Our objective is to support both native Arabic speakers and native English speakers through our curriculum: both will be able to continue to develop their communication and literacy skills in their native language, while acquiring competency in an additional language. Arabic is not just an option added to a curriculum in English: it is a language of instruction that will be used by children in all areas of learning, including maths and knowledge of the world.

Such a bilingual approach brings definite cognitive advantages to the child: greater awareness of how language operates, enhanced problem solving abilities, heightened creative potential and better awareness of the importance of context and audience in language use.

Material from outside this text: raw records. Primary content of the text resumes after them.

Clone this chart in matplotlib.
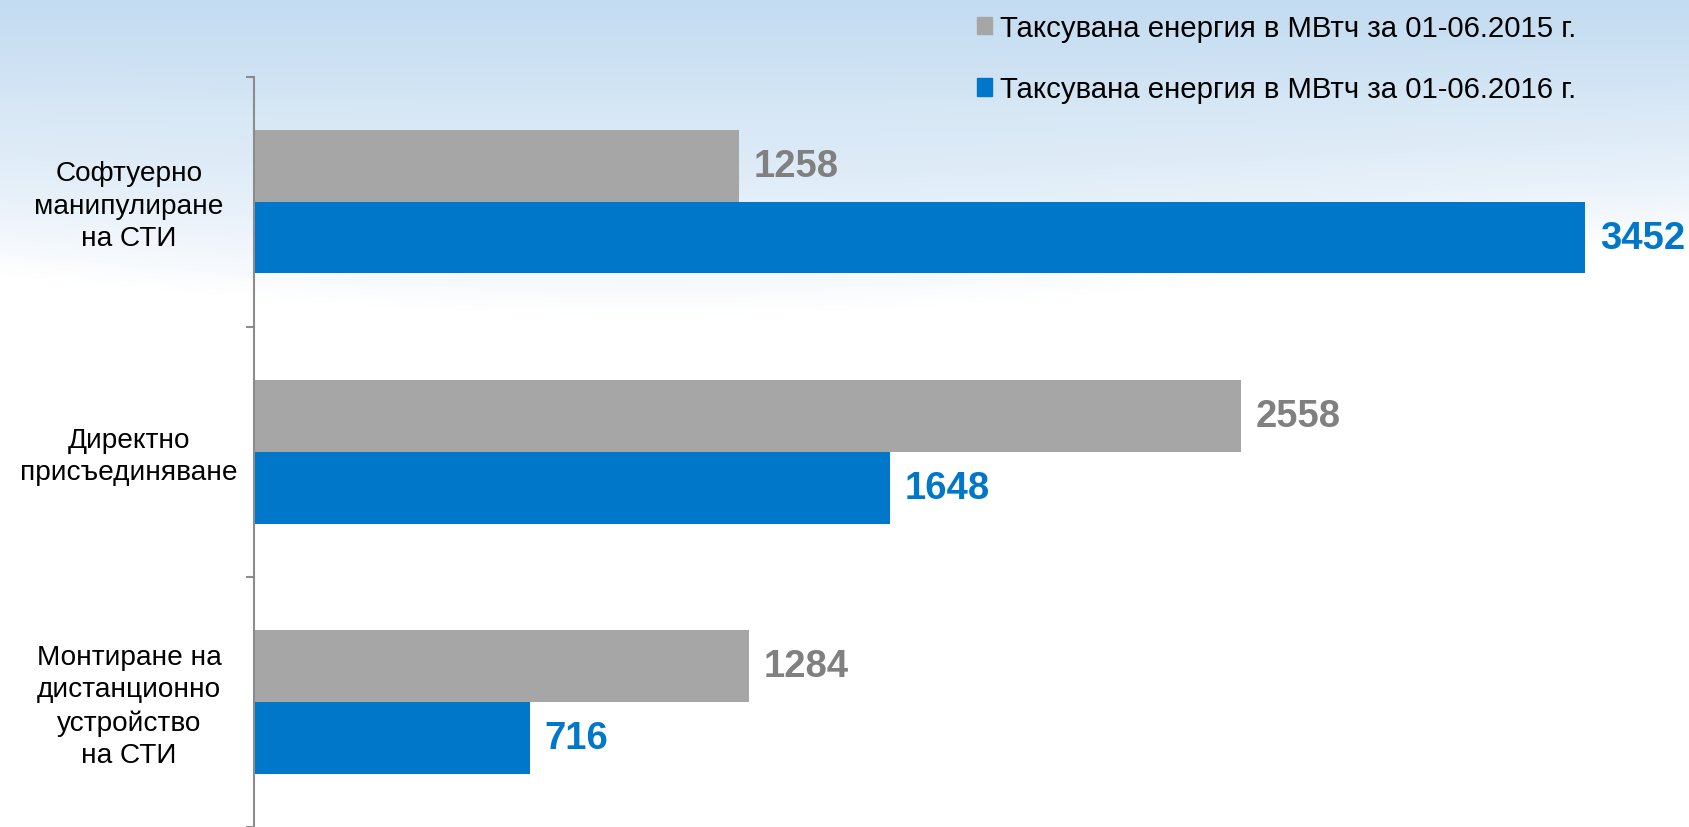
import numpy as np
import matplotlib
matplotlib.use("Agg")
import matplotlib.pyplot as plt
from matplotlib.patches import Patch
import matplotlib.transforms as mtransforms

plt.rcParams['font.family'] = ['Liberation Sans', 'DejaVu Sans']

categories = ["Софтуерно\nманипулиране\nна СТИ",
              "Директно\nприсъединяване",
              "Монтиране на\nдистанционно\nустройство\nна СТИ"]
values_2015 = [1258, 2558, 1284]
values_2016 = [3452, 1648, 716]
series_names = ["Таксувана енергия в МВтч за 01-06.2015 г.",
                "Таксувана енергия в МВтч за 01-06.2016 г."]

GRAY = "#a6a6a6"
BLUE = "#0077c8"
GRAY_TXT = "#808080"
BLUE_TXT = "#0077c8"

W, H = 1690, 828
fig = plt.figure(figsize=(W / 100, H / 100), dpi=100)

# background: soft blue wave gradient
bg = fig.add_axes([0, 0, 1, 1], zorder=-10)
xx, yy = np.meshgrid(np.arange(W), np.arange(H))
boundary = 275 + 40 * np.sin(np.pi * xx / W * 1.3)
f = np.clip(1 - (yy / boundary) ** 2.2, 0, 1) * (0.75 + 0.25 * np.clip(1 - yy / 120, 0, 1))
top = np.array([196, 220, 241]) / 255.0
img = (1 - f[..., None]) * 1.0 + f[..., None] * top
bg.imshow(img, aspect='auto', extent=[0, 1, 0, 1], origin='upper')
bg.axis('off')

ax = fig.add_axes([254 / W, 0, 1 - 254 / W, 1 - 77.6 / H])
ax.patch.set_alpha(0)

y = np.arange(len(categories))
h = 0.287
b1 = ax.barh(y - h / 2, values_2015, height=h, color=GRAY, label=series_names[0])
b2 = ax.barh(y + h / 2, values_2016, height=h, color=BLUE, label=series_names[1])

ax.set_ylim(len(categories) - 0.5, -0.5)
ax.set_xlim(0, 3723)

for bars, vals, col in [(b1, values_2015, GRAY_TXT), (b2, values_2016, BLUE_TXT)]:
    for bar, v in zip(bars, vals):
        ax.annotate(f"{v}", (bar.get_width(), bar.get_y() + bar.get_height() / 2),
                    xytext=(10.5, 0), textcoords='offset points', ha='left', va='center',
                    fontsize=27.5, fontweight='bold', color=col, annotation_clip=False)

for s in ['top', 'right', 'bottom']:
    ax.spines[s].set_visible(False)
ax.spines['left'].set_color('#8c8c8c')
ax.spines['left'].set_linewidth(1.5)
ax.set_xticks([])
ax.set_yticks(np.arange(-0.5, len(categories), 1.0))
ax.set_yticklabels([])
ax.tick_params(axis='y', length=6, width=1.5, color='#8c8c8c')

trans = mtransforms.blended_transform_factory(fig.transFigure, ax.transData)
label_offset = mtransforms.offset_copy(trans, fig=fig, x=0, y=-4, units='dots')
for yi, lab in zip(y, categories):
    ax.text(129 / W, yi, lab, transform=label_offset, ha='center', va='center',
            multialignment='center', fontsize=20.2, color='black', linespacing=1.33)

handles = [Patch(color=GRAY, label=series_names[0]), Patch(color=BLUE, label=series_names[1])]
fig.legend(handles=handles, loc='upper left', bbox_to_anchor=(971 / W, 1 - 9 / H),
           frameon=False, fontsize=21.2, handlelength=0.52, handleheight=0.52,
           handletextpad=0.28, labelspacing=1.14, borderaxespad=0, borderpad=0.2)

fig.savefig("out.png", dpi=100)
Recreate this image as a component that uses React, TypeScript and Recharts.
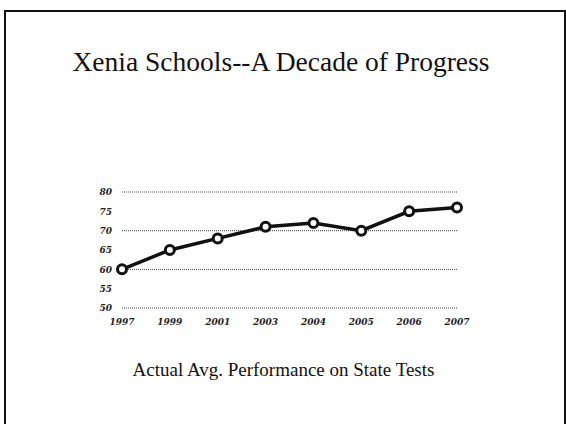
import React from "react";
import { LineChart, Line, XAxis, YAxis, CartesianGrid } from "recharts";

const years = ["1997", "1999", "2001", "2003", "2004", "2005", "2006", "2007"];
const scores = [60, 65, 68, 71, 72, 70, 75, 76];
const yTicks = [50, 55, 60, 65, 70, 75, 80];

const data = years.map((y, i) => ({ year: y, score: scores[i] }));

const tickFont = {
  fontFamily: "'DejaVu Serif', serif",
  fontStyle: "italic" as const,
  fontWeight: 700,
  fontSize: 9,
  fill: "#222",
};

export default function App() {
  return (
    <div
      style={{
        position: "fixed",
        left: 0,
        top: 0,
        width: 566,
        height: 424,
        background: "#fff",
        overflow: "hidden",
      }}
    >
      <div
        style={{
          position: "absolute",
          left: 4,
          top: 10,
          width: 562,
          height: 420,
          boxSizing: "border-box",
          borderLeft: "2px solid #111",
          borderTop: "2px solid #111",
          borderRight: "2px solid #111",
        }}
      />
      <div
        style={{
          position: "absolute",
          left: 0,
          width: 562,
          top: 45,
          textAlign: "center",
          fontFamily: "'Liberation Serif', serif",
          fontSize: 27.5,
          color: "#111",
          lineHeight: "34px",
        }}
      >
        Xenia Schools--A Decade of Progress
      </div>
      <div
        style={{
          position: "absolute",
          left: 0,
          width: 567,
          top: 357,
          textAlign: "center",
          fontFamily: "'Liberation Serif', serif",
          fontSize: 19,
          color: "#111",
          lineHeight: "26px",
        }}
      >
        Actual Avg. Performance on State Tests
      </div>
      <div style={{ position: "absolute", left: 0, top: 0 }}>
        <LineChart
          width={566}
          height={424}
          data={data}
          margin={{ top: 192, right: 109, bottom: 86, left: 92 }}
        >
          <CartesianGrid
            horizontal={true}
            vertical={false}
            stroke="#444"
            strokeDasharray="1 1"
          />
          <XAxis
            dataKey="year"
            axisLine={false}
            tickLine={false}
            tickSize={6}
            tickMargin={5}
            height={30}
            interval={0}
            tick={tickFont}
          />
          <YAxis
            domain={[50, 80]}
            ticks={yTicks}
            axisLine={false}
            tickLine={false}
            tickSize={8}
            tickMargin={2}
            width={30}
            tick={tickFont}
          />
          <Line
            type="linear"
            dataKey="score"
            stroke="#111"
            strokeWidth={3.5}
            dot={{ r: 4.5, fill: "#fff", stroke: "#111", strokeWidth: 3 }}
            isAnimationActive={false}
          />
        </LineChart>
      </div>
    </div>
  );
}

I am neither very clever nor especially gifted. I am only very, very curious!

Einstein

Process of Learning

The IEYC focuses on a process of learning rather than relying solely on learning outcomes to drive a child’s development. Our IEYC process of learning captures children’s natural curiosity as a starting point and balances child-initiated and teacher-scaffolded provision within an enabling environment.

Rooted in Values

FIN recognises that high quality provisions helps children develop positive dispositions and attitudes which lay the foundations for becoming lifelong learners. FIN also firmly believes that such positive attitudes can only be nurtured through acknowledging children’s heritage, culture and beliefs thus empowering them to feel secure, confident and to take pride in their identity. FIN has the firm conviction that curricula needs to be adapted to the unique culture, setting and needs of the child and therefore has adopted some of the best practice from around the world and adapted them to suit the cultural needs of its children.